◆ **RECORDED DATA**:
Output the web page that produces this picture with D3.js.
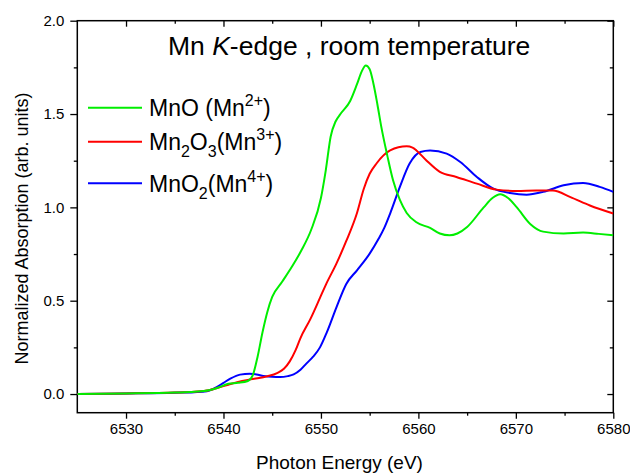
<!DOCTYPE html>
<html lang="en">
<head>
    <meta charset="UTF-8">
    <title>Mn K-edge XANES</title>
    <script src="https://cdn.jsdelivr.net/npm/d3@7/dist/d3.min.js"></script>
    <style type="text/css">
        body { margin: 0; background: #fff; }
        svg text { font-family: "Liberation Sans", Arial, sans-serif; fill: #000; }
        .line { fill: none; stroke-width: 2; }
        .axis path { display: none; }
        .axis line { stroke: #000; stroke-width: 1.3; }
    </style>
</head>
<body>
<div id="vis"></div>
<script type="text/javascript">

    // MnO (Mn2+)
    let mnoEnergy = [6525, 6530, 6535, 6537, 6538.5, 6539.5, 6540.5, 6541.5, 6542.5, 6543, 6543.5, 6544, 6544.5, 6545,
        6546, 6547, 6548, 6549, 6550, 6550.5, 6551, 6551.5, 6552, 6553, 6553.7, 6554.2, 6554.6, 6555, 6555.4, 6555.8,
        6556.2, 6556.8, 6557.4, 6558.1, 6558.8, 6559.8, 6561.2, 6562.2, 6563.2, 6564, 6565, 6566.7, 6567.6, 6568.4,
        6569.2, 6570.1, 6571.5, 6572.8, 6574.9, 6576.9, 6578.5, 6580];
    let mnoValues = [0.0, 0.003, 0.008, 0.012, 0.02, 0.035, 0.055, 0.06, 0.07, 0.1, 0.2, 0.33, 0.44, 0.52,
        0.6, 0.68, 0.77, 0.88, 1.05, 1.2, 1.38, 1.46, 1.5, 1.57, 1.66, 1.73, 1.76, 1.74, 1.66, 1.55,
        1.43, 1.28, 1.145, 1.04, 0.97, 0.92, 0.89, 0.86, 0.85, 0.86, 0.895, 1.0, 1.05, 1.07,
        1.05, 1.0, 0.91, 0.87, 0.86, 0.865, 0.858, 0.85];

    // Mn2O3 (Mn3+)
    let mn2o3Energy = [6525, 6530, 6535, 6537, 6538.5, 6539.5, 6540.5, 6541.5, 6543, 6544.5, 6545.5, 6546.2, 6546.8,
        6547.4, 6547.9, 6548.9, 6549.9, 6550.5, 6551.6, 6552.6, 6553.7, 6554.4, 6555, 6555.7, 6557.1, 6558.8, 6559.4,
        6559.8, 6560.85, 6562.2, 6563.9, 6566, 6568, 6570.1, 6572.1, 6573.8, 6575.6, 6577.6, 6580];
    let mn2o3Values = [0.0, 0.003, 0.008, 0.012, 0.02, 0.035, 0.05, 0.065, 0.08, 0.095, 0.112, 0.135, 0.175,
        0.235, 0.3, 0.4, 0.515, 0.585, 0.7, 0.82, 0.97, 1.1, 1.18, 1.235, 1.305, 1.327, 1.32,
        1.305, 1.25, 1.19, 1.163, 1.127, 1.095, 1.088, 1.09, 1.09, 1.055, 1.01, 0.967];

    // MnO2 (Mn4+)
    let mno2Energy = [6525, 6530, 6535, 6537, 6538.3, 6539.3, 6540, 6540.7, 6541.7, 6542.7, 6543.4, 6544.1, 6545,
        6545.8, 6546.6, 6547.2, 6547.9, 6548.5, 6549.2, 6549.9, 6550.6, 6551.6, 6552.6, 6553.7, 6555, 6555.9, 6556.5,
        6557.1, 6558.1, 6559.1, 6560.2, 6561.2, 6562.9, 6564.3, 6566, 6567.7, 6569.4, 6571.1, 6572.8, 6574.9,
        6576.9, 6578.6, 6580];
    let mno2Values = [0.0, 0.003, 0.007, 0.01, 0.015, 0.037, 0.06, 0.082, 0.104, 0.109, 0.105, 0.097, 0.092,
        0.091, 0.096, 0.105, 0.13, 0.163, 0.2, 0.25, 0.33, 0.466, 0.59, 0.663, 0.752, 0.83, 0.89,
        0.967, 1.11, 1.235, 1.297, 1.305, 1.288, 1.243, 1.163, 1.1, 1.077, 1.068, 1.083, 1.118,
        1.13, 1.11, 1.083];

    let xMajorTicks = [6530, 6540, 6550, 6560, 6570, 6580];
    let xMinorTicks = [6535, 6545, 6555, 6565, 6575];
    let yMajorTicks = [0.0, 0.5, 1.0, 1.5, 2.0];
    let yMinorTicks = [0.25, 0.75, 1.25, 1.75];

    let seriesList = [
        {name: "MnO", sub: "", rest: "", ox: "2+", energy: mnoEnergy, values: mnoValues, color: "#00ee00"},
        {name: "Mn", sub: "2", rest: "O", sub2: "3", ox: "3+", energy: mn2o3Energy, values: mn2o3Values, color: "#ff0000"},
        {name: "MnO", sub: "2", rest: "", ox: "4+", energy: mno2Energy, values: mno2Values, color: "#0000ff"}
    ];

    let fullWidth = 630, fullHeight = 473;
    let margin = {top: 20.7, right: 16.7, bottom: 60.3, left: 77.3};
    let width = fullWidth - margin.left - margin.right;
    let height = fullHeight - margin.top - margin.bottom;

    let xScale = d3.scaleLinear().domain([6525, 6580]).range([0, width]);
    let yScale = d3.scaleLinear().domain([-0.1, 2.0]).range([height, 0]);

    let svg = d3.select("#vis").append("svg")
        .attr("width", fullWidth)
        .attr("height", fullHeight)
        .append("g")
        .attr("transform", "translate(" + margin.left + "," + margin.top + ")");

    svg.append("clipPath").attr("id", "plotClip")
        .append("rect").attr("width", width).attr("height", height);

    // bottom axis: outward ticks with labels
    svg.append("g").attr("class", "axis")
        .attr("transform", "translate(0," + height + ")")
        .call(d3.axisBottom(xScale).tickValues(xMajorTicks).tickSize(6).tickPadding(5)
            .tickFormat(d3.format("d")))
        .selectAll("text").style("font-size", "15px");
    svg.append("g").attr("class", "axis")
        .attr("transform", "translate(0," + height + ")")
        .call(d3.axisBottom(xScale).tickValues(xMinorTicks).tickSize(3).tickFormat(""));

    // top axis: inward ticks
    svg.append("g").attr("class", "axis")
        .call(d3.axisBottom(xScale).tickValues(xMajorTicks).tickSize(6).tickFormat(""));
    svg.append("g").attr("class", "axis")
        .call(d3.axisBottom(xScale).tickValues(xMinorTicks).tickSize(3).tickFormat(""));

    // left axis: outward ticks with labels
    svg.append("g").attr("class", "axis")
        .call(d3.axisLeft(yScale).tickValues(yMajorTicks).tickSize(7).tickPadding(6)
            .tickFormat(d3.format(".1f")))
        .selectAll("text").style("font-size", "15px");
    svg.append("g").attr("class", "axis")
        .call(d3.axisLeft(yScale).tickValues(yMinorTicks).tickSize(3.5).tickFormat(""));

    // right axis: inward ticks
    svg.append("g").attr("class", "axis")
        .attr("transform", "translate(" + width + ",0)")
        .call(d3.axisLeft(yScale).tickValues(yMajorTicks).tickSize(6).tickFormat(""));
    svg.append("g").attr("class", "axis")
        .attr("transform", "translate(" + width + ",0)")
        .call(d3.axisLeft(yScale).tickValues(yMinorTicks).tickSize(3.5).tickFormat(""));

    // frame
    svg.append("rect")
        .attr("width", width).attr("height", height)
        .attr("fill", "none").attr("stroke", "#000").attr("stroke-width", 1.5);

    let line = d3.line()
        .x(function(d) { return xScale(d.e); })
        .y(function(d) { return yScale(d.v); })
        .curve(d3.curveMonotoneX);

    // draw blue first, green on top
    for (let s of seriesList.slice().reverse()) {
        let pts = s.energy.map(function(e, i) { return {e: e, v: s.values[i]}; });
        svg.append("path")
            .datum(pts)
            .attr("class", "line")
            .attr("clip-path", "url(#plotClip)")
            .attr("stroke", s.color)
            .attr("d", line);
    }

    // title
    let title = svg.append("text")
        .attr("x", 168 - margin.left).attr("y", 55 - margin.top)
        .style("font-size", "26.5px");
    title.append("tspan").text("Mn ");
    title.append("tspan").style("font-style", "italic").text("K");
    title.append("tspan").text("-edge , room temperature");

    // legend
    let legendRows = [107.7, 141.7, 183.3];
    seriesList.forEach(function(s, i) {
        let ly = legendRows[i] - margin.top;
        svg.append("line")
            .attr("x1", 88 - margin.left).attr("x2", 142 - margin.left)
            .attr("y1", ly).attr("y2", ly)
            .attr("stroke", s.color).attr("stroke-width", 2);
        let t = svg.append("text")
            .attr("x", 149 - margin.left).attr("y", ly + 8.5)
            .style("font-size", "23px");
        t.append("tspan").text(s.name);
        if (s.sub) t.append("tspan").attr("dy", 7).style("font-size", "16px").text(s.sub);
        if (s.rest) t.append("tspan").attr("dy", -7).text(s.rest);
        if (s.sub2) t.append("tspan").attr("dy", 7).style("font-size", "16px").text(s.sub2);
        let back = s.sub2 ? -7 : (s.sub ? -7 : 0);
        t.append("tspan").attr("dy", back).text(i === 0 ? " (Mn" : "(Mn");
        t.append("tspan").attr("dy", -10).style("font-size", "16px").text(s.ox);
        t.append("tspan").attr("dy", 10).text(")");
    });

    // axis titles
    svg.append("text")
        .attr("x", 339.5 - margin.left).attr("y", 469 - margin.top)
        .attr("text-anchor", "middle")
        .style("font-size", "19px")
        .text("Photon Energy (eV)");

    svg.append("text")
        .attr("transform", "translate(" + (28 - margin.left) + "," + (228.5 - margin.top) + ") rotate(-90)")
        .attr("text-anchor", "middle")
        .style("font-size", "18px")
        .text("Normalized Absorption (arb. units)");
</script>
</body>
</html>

◆ **WORK TO BE COMPLETED**: Where a line holds "with", copy that line.

◆ **RESPONSE TO THE EXERCISE**:
Output the web page that produces this picture with D3.js.
    // bottom axis: outward ticks with labels
    // left axis: outward ticks with labels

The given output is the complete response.